THE RECORDS:
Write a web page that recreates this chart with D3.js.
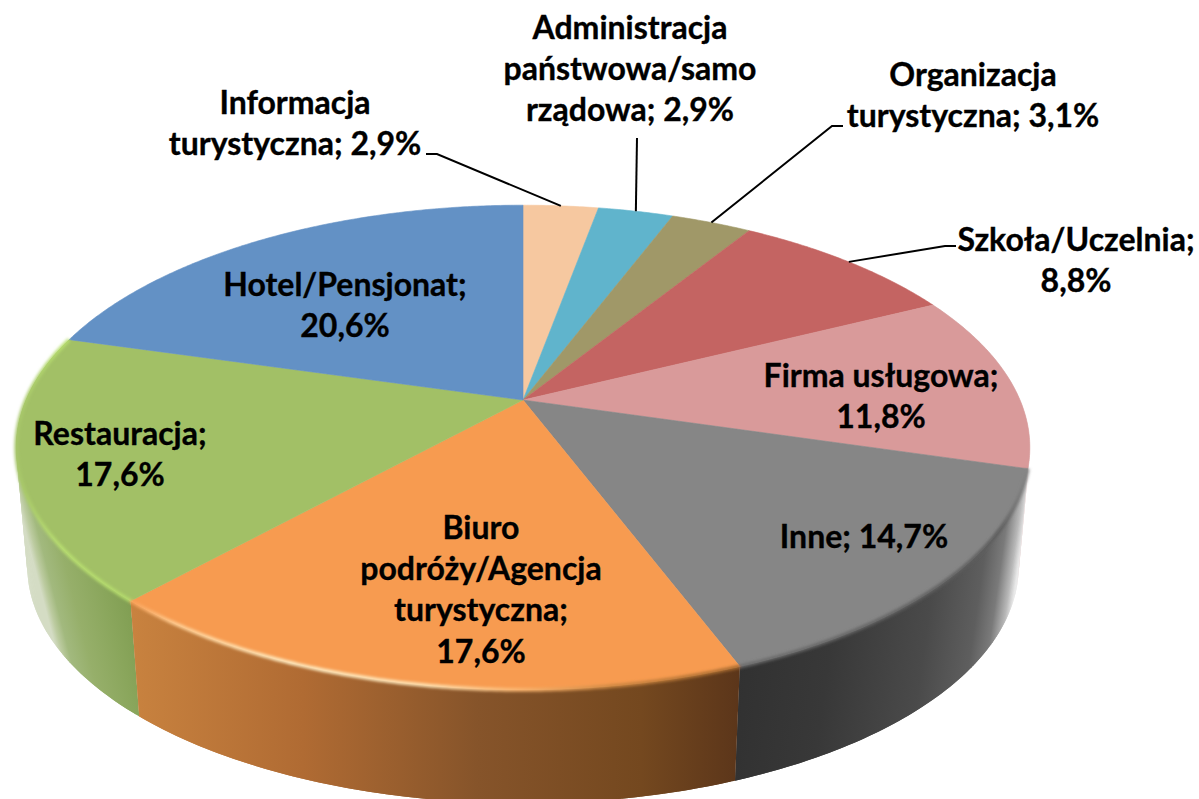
<!DOCTYPE html>
<html>
<head>
<meta charset="utf-8">
<script src="https://cdn.jsdelivr.net/npm/d3@7"></script>
<style>
  html, body { margin: 0; padding: 0; background: #fff; overflow: hidden; }
  svg { display: block; }
  text { font-family: Lato, "Open Sans", sans-serif; font-weight: 700; fill: #000; stroke: #000; stroke-width: 0.35; }
</style>
</head>
<body>
<div id="canvas"></div>
<script>
// clockwise from 12 o'clock; "|" is a forced line break in the label
var categories = ["Informacja|turystyczna", "Administracja|państwowa/samo|rządowa", "Organizacja|turystyczna",
  "Szkoła/Uczelnia", "Firma usługowa", "Inne", "Biuro|podróży/Agencja|turystyczna", "Restauracja", "Hotel/Pensjonat"];
var values = [2.9, 2.9, 3.1, 8.8, 11.8, 14.7, 17.6, 17.6, 20.6];

var colors = ["#f6c8a0", "#60b4cc", "#a09868", "#c46462", "#d99a9a", "#868686", "#f79b50", "#a2c066", "#6391c5"];

// outer wall shading: gradient vector, then [offset 0-1, colour]
var sideShade = {
  4: {from: [1000, 440], to: [1032, 440], stops: [[0, "#dcdcdc"], [1, "#f0e0e0"]]},
  5: {from: [738, 470], to: [1026, 511], stops: [[0, "#2f2f2f"], [0.4, "#383838"], [0.72, "#4a4a4a"], [0.88, "#5e5e5e"], [0.94, "#7a7a7a"], [0.98, "#b8b8b8"], [1, "#e8e8e8"]]},
  6: {from: [133, 600], to: [738, 600], stops: [[0, "#c8823f"], [0.28, "#b06b33"], [0.57, "#86542a"], [0.84, "#74481f"], [1, "#5c361a"]]},
  7: {from: [20, 510], to: [117, 485], stops: [[0, "#d4dcc4"], [0.05, "#bccba0"], [0.12, "#a2b97e"], [0.3, "#96af6a"], [0.6, "#8aa65c"], [0.9, "#7e9c50"]]}
};
var rimShade = {
  5: {from: [738, 0], to: [1030, 0], stops: [[0, "#6a6a6a"], [0.9, "#5c5c5c"], [1, "#8a8a8a"]]},
  6: {from: [133, 0], to: [738, 0], stops: [[0, "#f9a35a"], [0.07, "#ffcf95"], [0.26, "#fff0c8"], [0.49, "#ffe6b8"], [0.64, "#fbb670"], [0.8, "#c9843f"], [1, "#a5692e"]]},
  7: {from: [14, 0], to: [133, 0], stops: [[0, "#a6c56a"], [0.4, "#b9e070"], [1, "#b4dc6c"]]}
};

// centre of each label's first line, and whether the value sits on its own line
var labelPos = [
  {x: 295, y: 103, own: false}, {x: 630, y: 28, own: false}, {x: 973, y: 75, own: false},
  {x: 1076, y: 240, own: true}, {x: 881, y: 376, own: true}, {x: 864, y: 537, own: false},
  {x: 481, y: 528, own: true}, {x: 120, y: 434, own: true}, {x: 345, y: 285, own: true}
];
// elbow of the leader lines: where it leaves the text, then the bend
var leaders = {
  0: [[426, 154], [437, 154]],
  1: [[637, 138]],
  2: [[843, 126], [832, 126]],
  3: [[956, 246], [945, 246]]
};

var width = 1199, height = 799, lineH = 41.2, fontSize = 32;
var apex = {x: 523, y: 400};
var persp = 0.196, rx = 497, ry = 233;   // tilted circle
var wallShrink = 0.978, wallDrop = 120;

function top3d(a) {
  var u = Math.sin(a), v = Math.cos(a), w = 1 + persp * v;
  return [apex.x + rx * u / w, apex.y - ry * v / w];
}
function bottom3d(a) {
  var p = top3d(a);
  return [apex.x + (p[0] - apex.x) * wallShrink, apex.y + (p[1] - apex.y) * wallShrink + wallDrop];
}
function samples(d) {
  return d3.range(d.startAngle, d.endAngle, 0.008).concat([d.endAngle]);
}

var svg = d3.select("#canvas").append("svg").attr("width", width).attr("height", height);
var defs = svg.append("defs");
defs.append("filter").attr("id", "soft").attr("x", "-5%").attr("y", "-5%").attr("width", "110%").attr("height", "110%")
  .append("feGaussianBlur").attr("stdDeviation", 1.5);

function gradient(id, shade) {
  var g = defs.append("linearGradient").attr("id", id).attr("gradientUnits", "userSpaceOnUse")
    .attr("x1", shade.from[0]).attr("y1", shade.from[1]).attr("x2", shade.to[0]).attr("y2", shade.to[1]);
  shade.stops.forEach(function (s) { g.append("stop").attr("offset", s[0]).attr("stop-color", s[1]); });
  return "url(#" + id + ")";
}

var arcs = d3.pie().sort(null).value(function (d) { return d; })(values);
var line = d3.line();

// walls first, the top face hides whatever is behind it
// one quad per step, each reaching over the next step: a single outline folds
// over itself at the silhouette and loses that part, touching quads leave seams
var walls = svg.append("g");
[4, 7, 5, 6].forEach(function (i) {
  var pts = samples(arcs[i]);
  var fill = gradient("side" + i, sideShade[i]);
  walls.append("g").selectAll("path").data(pts.slice(0, -1)).enter().append("path")
    .attr("d", function (a, j) {
      var b = pts[Math.min(j + 2, pts.length - 1)];
      return line([top3d(a), top3d(b), bottom3d(b), bottom3d(a)]) + "Z";
    })
    .attr("fill", fill);
});

svg.append("g").selectAll("path").data(arcs).enter().append("path")
  .attr("d", function (d) { return line([[apex.x, apex.y]].concat(samples(d).map(top3d))) + "Z"; })
  .attr("fill", function (d, i) { return colors[i]; })
  .attr("stroke", function (d, i) { return colors[i]; })
  .attr("stroke-width", 0.6);

// bevel along the front edge
var rim = svg.append("g").attr("filter", "url(#soft)");
[7, 5, 6].forEach(function (i) {
  rim.append("path").attr("d", line(samples(arcs[i]).map(top3d)))
    .attr("fill", "none").attr("stroke", gradient("rim" + i, rimShade[i])).attr("stroke-width", 3.5);
});

// leader lines run to the middle of the slice
var leaderG = svg.append("g");
Object.keys(leaders).forEach(function (k) {
  var d = arcs[+k];
  var end = top3d((d.startAngle + d.endAngle) / 2);
  leaderG.append("path").attr("d", line(leaders[k].concat([end])))
    .attr("fill", "none").attr("stroke", "#000").attr("stroke-width", 2);
});

function fmt(v) { return v.toFixed(1).replace(".", ",") + "%"; }

var labels = svg.append("g").attr("font-size", fontSize).attr("text-anchor", "middle");
categories.forEach(function (name, i) {
  var lines = name.split("|");
  var pos = labelPos[i];
  lines[lines.length - 1] += ";";
  if (pos.own) { lines.push(fmt(values[i])); }
  else { lines[lines.length - 1] += " " + fmt(values[i]); }
  lines.forEach(function (t, j) {
    labels.append("text").attr("x", pos.x).attr("y", pos.y + j * lineH + 11).text(t);
  });
});
</script>
</body>
</html>
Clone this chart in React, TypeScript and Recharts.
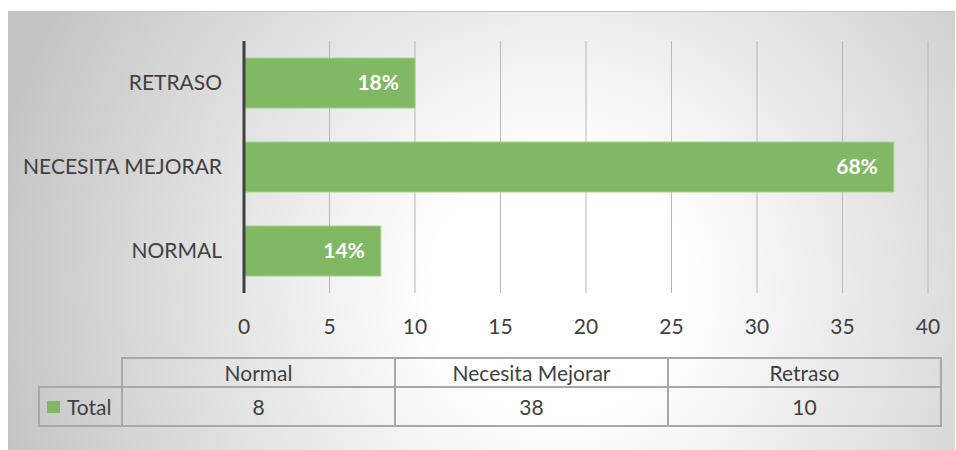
import React from 'react';
import { BarChart, Bar, XAxis, YAxis, CartesianGrid, LabelList } from 'recharts';

const categories = ['NORMAL', 'NECESITA MEJORAR', 'RETRASO'];
const tableHeaders = ['Normal', 'Necesita Mejorar', 'Retraso'];
const totals = [8, 38, 10];
const percentLabels = ['14%', '68%', '18%'];
const xTicks = [0, 5, 10, 15, 20, 25, 30, 35, 40];
const seriesName = 'Total';

const data = categories.map((c, i) => ({ category: c, total: totals[i], pct: percentLabels[i] }));

const FONT = 'Lato, "Open Sans", sans-serif';
const TEXT = '#404040';
const GREEN = '#81b863';
const BORDER = '#a8a8a8';

export default function App() {
  const cellBase: React.CSSProperties = {
    position: 'absolute',
    boxSizing: 'border-box',
    border: `2px solid ${BORDER}`,
    display: 'flex',
    alignItems: 'center',
    justifyContent: 'center',
    fontFamily: FONT,
    fontSize: 21,
    color: TEXT,
  };
  return (
    <div style={{ position: 'fixed', left: 0, top: 0, width: 956, height: 450, overflow: 'hidden', background: '#fff' }}>
      <div
        style={{
          position: 'absolute',
          left: 8,
          top: 11,
          width: 947,
          height: 445,
          boxSizing: 'border-box',
          borderTop: '1px solid #c4c4c4',
          background: 'radial-gradient(circle 580px at 552px 275px, #ffffff 0%, #ffffff 22%, #c4c4c4 100%)',
        }}
      />
      <div style={{ position: 'absolute', left: 0, top: 0 }}>
        <BarChart
          width={956}
          height={450}
          data={data}
          layout="vertical"
          margin={{ top: 41, right: 28, bottom: 117, left: 0 }}
          barCategoryGap={17}
        >
          <CartesianGrid horizontal={false} vertical stroke="#b8b8b8" strokeWidth={1} />
          <XAxis
            type="number"
            domain={[0, 40]}
            ticks={xTicks}
            height={40}
            axisLine={false}
            tickLine={false}
            tickSize={0}
            tickMargin={26}
            interval={0}
            tick={{ fill: TEXT, fontSize: 21, fontFamily: FONT }}
          />
          <YAxis
            type="category"
            dataKey="category"
            reversed
            width={244}
            axisLine={{ stroke: '#404040', strokeWidth: 3 }}
            tickLine={false}
            tickSize={0}
            tickMargin={22}
            tick={{ fill: TEXT, fontSize: 21, fontFamily: FONT }}
          />
          <Bar dataKey="total" fill={GREEN} stroke="#a9d18e" strokeWidth={1} barSize={50} isAnimationActive={false}>
            <LabelList
              dataKey="pct"
              position="insideRight"
              offset={16}
              fill="#ffffff"
              fontSize={21}
              fontWeight="bold"
              fontFamily={FONT}
            />
          </Bar>
        </BarChart>
      </div>
      {tableHeaders.map((h, i) => (
        <div key={'h' + i} style={{ ...cellBase, left: 121 + i * 273, top: 357, width: 275, height: 31 }}>
          {h}
        </div>
      ))}
      <div style={{ ...cellBase, left: 38, top: 386, width: 85, height: 41, justifyContent: 'flex-start', paddingLeft: 7 }}>
        <span style={{ display: 'inline-block', width: 13, height: 12, background: GREEN, marginRight: 7 }} />
        {seriesName}
      </div>
      {totals.map((v, i) => (
        <div key={'v' + i} style={{ ...cellBase, left: 121 + i * 273, top: 386, width: 275, height: 41 }}>
          {v}
        </div>
      ))}
    </div>
  );
}
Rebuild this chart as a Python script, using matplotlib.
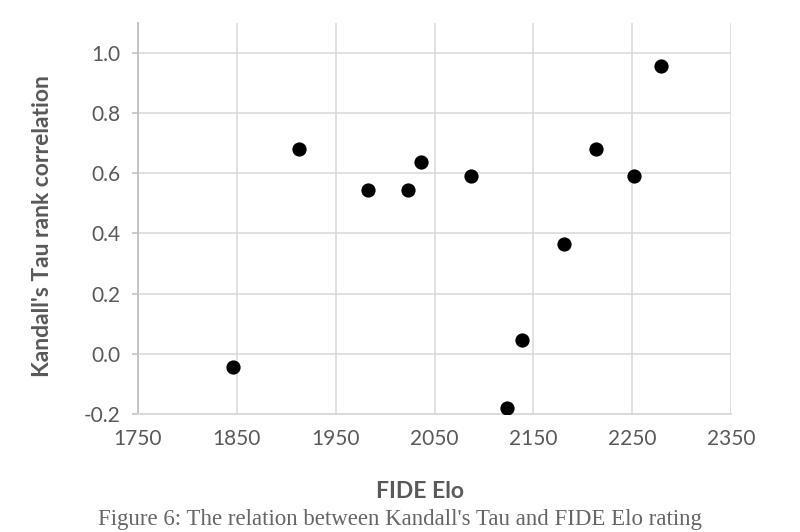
import matplotlib.pyplot as plt

# FIDE Elo vs Kendall's tau
elo = [1846, 1913, 1983, 2023, 2036, 2087, 2123, 2139, 2181, 2213, 2252, 2279]
tau = [-0.045, 0.682, 0.545, 0.545, 0.636, 0.591, -0.182, 0.045, 0.364, 0.682, 0.591, 0.955]

x_ticks = [1750, 1850, 1950, 2050, 2150, 2250, 2350]
y_ticks = [-0.2, 0.0, 0.2, 0.4, 0.6, 0.8, 1.0]

plt.rcParams['font.family'] = ['Lato', 'DejaVu Sans']
txt = '#595959'
grid = '#d9d9d9'

fig = plt.figure(figsize=(8, 5.32), dpi=100)
ax = fig.add_axes([0.1725, 0.222, 0.74125, 0.735])

ax.scatter(elo, tau, s=105, color='black', zorder=3, linewidths=0)

ax.set_xlim(1750, 2350)
ax.set_ylim(-0.2, 1.1)
ax.set_xticks(x_ticks)
ax.set_yticks(y_ticks)
ax.set_yticklabels([f'{v:.1f}' for v in y_ticks])

ax.grid(True, color=grid, linewidth=1.1, zorder=0)
ax.set_axisbelow(True)
for s in ['top', 'right']:
    ax.spines[s].set_visible(False)
ax.spines['left'].set_color('#bfbfbf')
ax.spines['left'].set_linewidth(1.3)
ax.spines['bottom'].set_color(grid)
ax.spines['bottom'].set_linewidth(1.3)

ax.tick_params(axis='y', length=4.5, width=1.1, color='#bfbfbf', pad=8,
               labelsize=15, labelcolor=txt)
ax.tick_params(axis='x', length=0, pad=11, labelsize=15, labelcolor=txt)

fig.text(420 / 800, 1 - 492 / 532, 'FIDE Elo', ha='center', va='center',
         fontsize=16.5, fontweight='bold', color=txt)
fig.text(42.5 / 800, 1 - 226 / 532, "Kandall's Tau rank correlation", ha='center',
         va='center', rotation=90, fontsize=16.5, fontweight='bold', color=txt)

# caption under the figure (mostly cropped in the source image)
fig.text(0.5, 0.004, "Figure 6: The relation between Kandall's Tau and FIDE Elo rating",
         ha='center', va='bottom', fontsize=16.5, color='#666666',
         family=['Liberation Serif', 'DejaVu Serif'])

fig.savefig('out.png', dpi=100)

WHAT YOU NEED TO DO:
Above are some entries; copy exactly the lines from the line with "Clone this chart" through the line with "const data = categories.map((c, i)", both included, but none of the pictures.

REPLY:
Clone this chart in React, TypeScript and Recharts.
import React from 'react';
import { BarChart, Bar, XAxis, YAxis, CartesianGrid, LabelList } from 'recharts';

const categories = ['NORMAL', 'NECESITA MEJORAR', 'RETRASO'];
const tableHeaders = ['Normal', 'Necesita Mejorar', 'Retraso'];
const totals = [8, 38, 10];
const percentLabels = ['14%', '68%', '18%'];
const xTicks = [0, 5, 10, 15, 20, 25, 30, 35, 40];
const seriesName = 'Total';

const data = categories.map((c, i) => ({ category: c, total: totals[i], pct: percentLabels[i] }));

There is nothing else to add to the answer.